Lincoln's Leadership in Memoriam

On a hilltop in northwest Washington, DC, on the edge of North Capitol Street, stretches the 16-acre U.S. Soldiers’ and Airmen’s Home National Cemetery, unmistakable for its neat rows of white headstones.  This Memorial Day, President Lincoln’s Cottage, where I served as CEO and Executive Director until last year, is once again hosting a remembrance ceremony with partner organizations at the cemetery. The event was cancelled the past two years due to the pandemic. I am grateful the event is able to resume this year, as it offers the community a unique opportunity to learn the history of hallowed ground hidden in plain sight.  Indeed, the cemetery holds many distinctions. It is the predecessor of Arlington National Cemetery.  Thousands of soldiers were buried there as a consequence of the Civil War.  General Logan, founder of Memorial Day, is laid to rest in a beautiful mausoleum there.  Veterans continue to be interred in those hallowed grounds to this day.  And yet few know it exists.

The cemetery is a mere 200 yards from the front door of what is now called President Lincoln’s Cottage, where Abraham Lincoln lived and worked for more than  12 months of his administration. He made crucial decisions shaping the fate of our nation from that hilltop and saw the human cost of war all around him.  He did not evade it.  He faced it.  During his first summer in residence, when he was drafting the Emancipation Proclamation, more than  1000 soldiers were buried in the cemetery.  Contemporary accounts make it clear how deeply Lincoln was affected by the lives lost. A visitor from California reported that Lincoln joined them, “… in the graveyard near at hand there are numberless graves – some without a spear of grass to hide their newness,” and  recited  lines from  a William Collins poem, “How sleep the brave, who sink to rest/By all their country’s wishes blessed.”  His reaction to lives lost wasn’t always so restrained. Following the Battle of Fredericksburg, when he learned of the casualties, Lincoln “groaned, wrung his hands and showed great agony of spirit.”  No one could have predicted the devastation or duration of the war, nor how Lincoln, with comparatively little military experience, would lead.

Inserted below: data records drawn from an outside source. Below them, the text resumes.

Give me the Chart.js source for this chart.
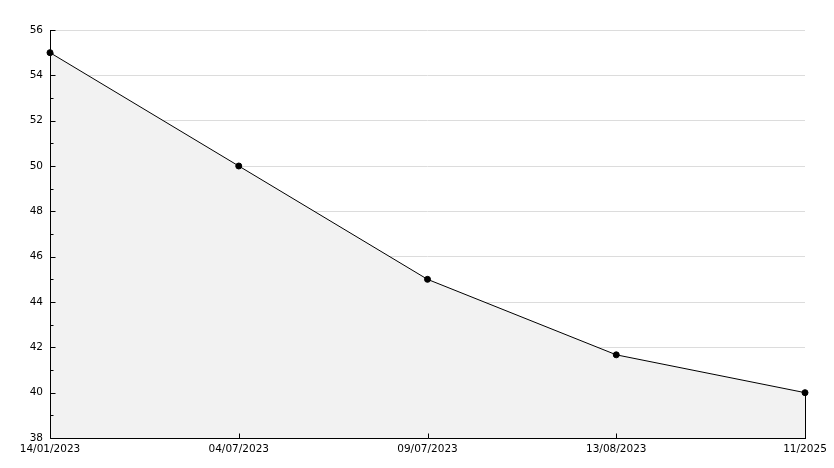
<!DOCTYPE html>
<html>
<head>
<meta charset="utf-8">
<script src="https://cdn.jsdelivr.net/npm/chart.js@4.4.1/dist/chart.umd.min.js"></script>
<style>
  html, body { margin: 0; padding: 0; background: #fff; }
  #wrap { width: 834px; height: 468px; }
</style>
</head>
<body>
<div id="wrap"><canvas id="chart" width="834" height="468"></canvas></div>
<script>
const labels = ['14/01/2023', '04/07/2023', '09/07/2023', '13/08/2023', '11/2025'];
const values = [55, 50, 45, 41.67, 40];
const yMin = 38;
const yMax = 56;

const FONT = { family: '"DejaVu Sans", sans-serif', size: 10.5 };

// axis lines, inner ticks and the closing edge of the filled area, drawn over the fill
const axisOverlay = {
  id: 'axisOverlay',
  afterDatasetsDraw(chart) {
    const { ctx, chartArea, scales: { x, y } } = chart;
    const left = Math.round(chartArea.left) + 0.5;
    const bottom = Math.round(chartArea.bottom) + 0.5;
    ctx.save();
    ctx.strokeStyle = '#000';
    ctx.lineWidth = 1;
    ctx.beginPath();
    ctx.moveTo(left, Math.round(chartArea.top));
    ctx.lineTo(left, bottom);
    ctx.lineTo(Math.round(chartArea.right) + 1, bottom);
    for (let v = yMin; v <= yMax; v++) {
      const py = Math.round(y.getPixelForValue(v)) + 0.5;
      const len = v % 2 === 0 ? 5 : 3;
      ctx.moveTo(left, py);
      ctx.lineTo(left + len, py);
    }
    labels.forEach((_, i) => {
      const px = Math.round(x.getPixelForValue(i)) + 0.5;
      ctx.moveTo(px, bottom);
      ctx.lineTo(px, bottom - 5);
    });
    const last = values.length - 1;
    const lx = Math.round(x.getPixelForValue(last)) + 0.5;
    ctx.moveTo(lx, y.getPixelForValue(values[last]));
    ctx.lineTo(lx, bottom);
    ctx.stroke();
    ctx.restore();
  }
};

new Chart(document.getElementById('chart'), {
  type: 'line',
  data: {
    labels: labels,
    datasets: [{
      data: values,
      borderColor: '#000',
      borderWidth: 1,
      backgroundColor: '#f2f2f2',
      fill: 'start',
      tension: 0,
      pointRadius: 3,
      pointBackgroundColor: '#000',
      pointBorderColor: '#000',
      pointBorderWidth: 1,
    }],
  },
  options: {
    responsive: false,
    animation: false,
    layout: { padding: { top: 30, right: 29, left: 0, bottom: 0 } },
    plugins: { legend: { display: false }, tooltip: { enabled: false } },
    scales: {
      x: {
        type: 'category',
        offset: false,
        grid: { display: false, drawTicks: false },
        border: { display: false },
        ticks: { color: '#000', font: FONT, padding: 5, maxRotation: 0, autoSkip: false },
        afterFit(scale) { scale.height = 30; },
      },
      y: {
        min: yMin,
        max: yMax,
        grid: {
          drawTicks: false,
          color: ctx => (ctx.tick && ctx.tick.value % 2 === 0 && ctx.tick.value !== yMin) ? '#dcdcdc' : 'rgba(0,0,0,0)',
        },
        border: { display: false },
        ticks: {
          stepSize: 1,
          color: '#000',
          font: FONT,
          padding: 7,
          callback: v => (v % 2 === 0 ? String(v) : ''),
        },
        afterFit(scale) { scale.width = 50; },
      },
    },
  },
  plugins: [axisOverlay],
});
</script>
</body>
</html>
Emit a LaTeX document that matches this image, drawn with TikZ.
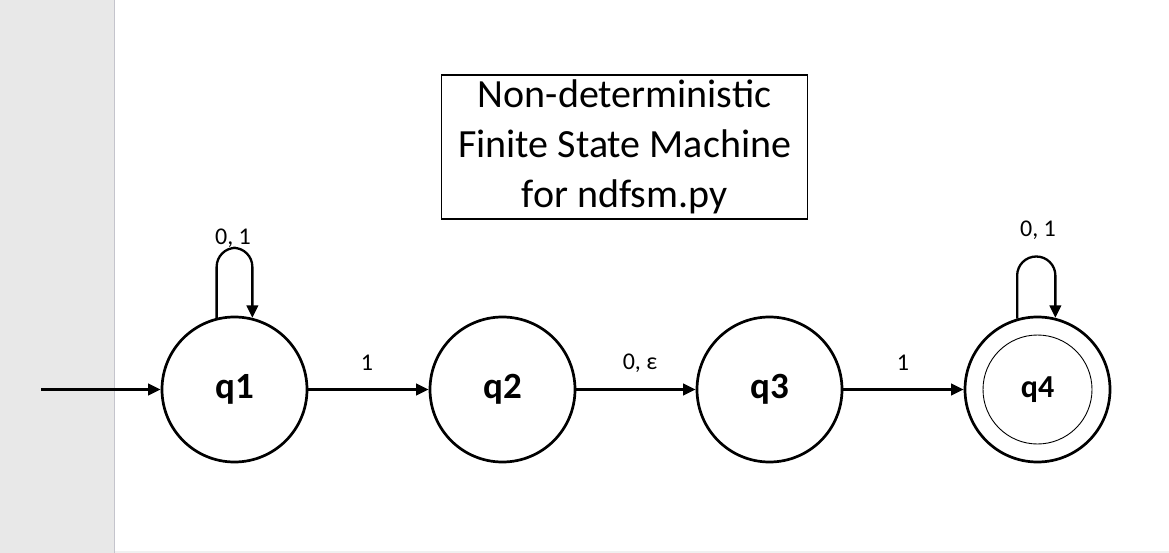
\documentclass[tikz,border=0pt]{standalone}
\usepackage{fontspec}
\setmainfont{Carlito}
\usetikzlibrary{arrows.meta}
\definecolor{panel}{HTML}{E8E8E8}
\definecolor{panelline}{HTML}{C4C4CC}
\definecolor{bottomline}{HTML}{F0F0F0}
\begin{document}
\begin{tikzpicture}[x=1pt,y=-1pt,
  state/.style={circle,draw,line width=2.7pt,minimum size=145pt,inner sep=0pt,font=\fontsize{37}{44}\selectfont\bfseries},
  edge/.style={line width=2.3pt,-{Triangle[length=12.5pt,width=11.5pt]}},
  lbl/.style={font=\fontsize{24}{29}\selectfont,inner sep=0pt},
  titlebox/.style={draw,line width=1.3pt,minimum width=366pt,minimum height=144pt,align=center,inner sep=0pt,font=\fontsize{40}{50}\selectfont}]
\useasboundingbox (0,0) rectangle (1169,553);
\fill[white] (0,0) rectangle (1169,553);
\fill[panel] (0,0) rectangle (114,553);
\draw[panelline,line width=1.5pt] (114.5,0) -- (114.5,553);
\fill[bottomline] (115,551) rectangle (1169,553);

\node[titlebox] (title) at (624.7,147) {Non-deterministic\\Finite State Machine\\for ndfsm.py};

\node[state] (q1) at (234.5,389.5) {q1};
\node[state] (q2) at (502.5,389.5) {q2};
\node[state] (q3) at (769.5,389.5) {q3};
\node[state,font=\fontsize{32}{38}\selectfont\bfseries] (q4) at (1037.5,389.5) {q4};
\draw[line width=0.9pt] (q4.center) circle[radius=54.5];

\coordinate (start) at (41,389.5);
\draw[edge] (start) -- (q1);
\draw[edge] (q1) -- (q2);
\draw[edge] (q2) -- (q3);
\draw[edge] (q3) -- (q4);

\draw[edge,rounded corners=19pt] (q1.104) -- ++(0,-70) -| (q1.76);
\draw[edge,rounded corners=19pt] (q4.106) -- ++(0,-62) -| (q4.76);

\node[lbl] (l11) at (233,238) {0, 1};
\node[lbl] (l44) at (1038,230) {0, 1};
\node[lbl] (l12) at (367,363) {1};
\node[lbl] (l23) at (640,363) {0, ε};
\node[lbl] (l34) at (903,363) {1};
\end{tikzpicture}
\end{document}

Four years after President Lincoln’s election, Lincoln purportedly wrote the “Bixby letter” as it has come to be known, to Lydia Parker Bixby, a widow and mother who had lost multiple sons in the Civil War.  Although there is controversy around the piece–how many sons she lost, whether Abraham Lincoln himself wrote it–it is nonetheless true that Mrs. Bixby and Mr. Lincoln were no strangers to grief.  The letter has come to symbolize both the extreme loss suffered by families and the nation, and Lincoln’s empathetic leadership and willingness to confront tragedy.  For Lincoln, the human consequences of war were not abstract.

How many leaders choose to live in a place that forces them to face the consequences of their decisions so directly each day?  While the Cottage may have offered more privacy than the Executive Mansion, it was not an escape from the depths of the crisis the country was facing.  Living there brought the Lincolns closer to both lives lost and lives permanently altered by the war. There is ample evidence that the president valued the wisdom of his senior advisors, but he was not content to only hear from those closest to him.  Thanks to the press and oral histories, we know Lincoln’s daily commute between the Cottage and the White House resulted in chance encounters with people from all walks of life, including wounded soldiers being brought to area hospitals, and the newly freed living in refugee camps. He both welcomed and sought-out different perspectives, giving him a more complex picture of what was happening and how those most affected felt about it.

By living next to the USSAH National Cemetery, Lincoln had to grapple with the devastating consequences of his decisions while holding firm in his belief that, “The struggle of today, is not altogether for today–it is for a vast future also.” He demonstrated empathy for present concerns while also taking the long view of what was at stake for humanity.  In the midst of the layers of threats and crises today, we would all do well to remember not only those who died serving this country, but those who defended its ideals.

Erin Carlson Mast is the President and CEO of the Lincoln Presidential Foundation in Illinois.  She was the CEO & Executive Director of President Lincoln’s Cottage from 2010-2021.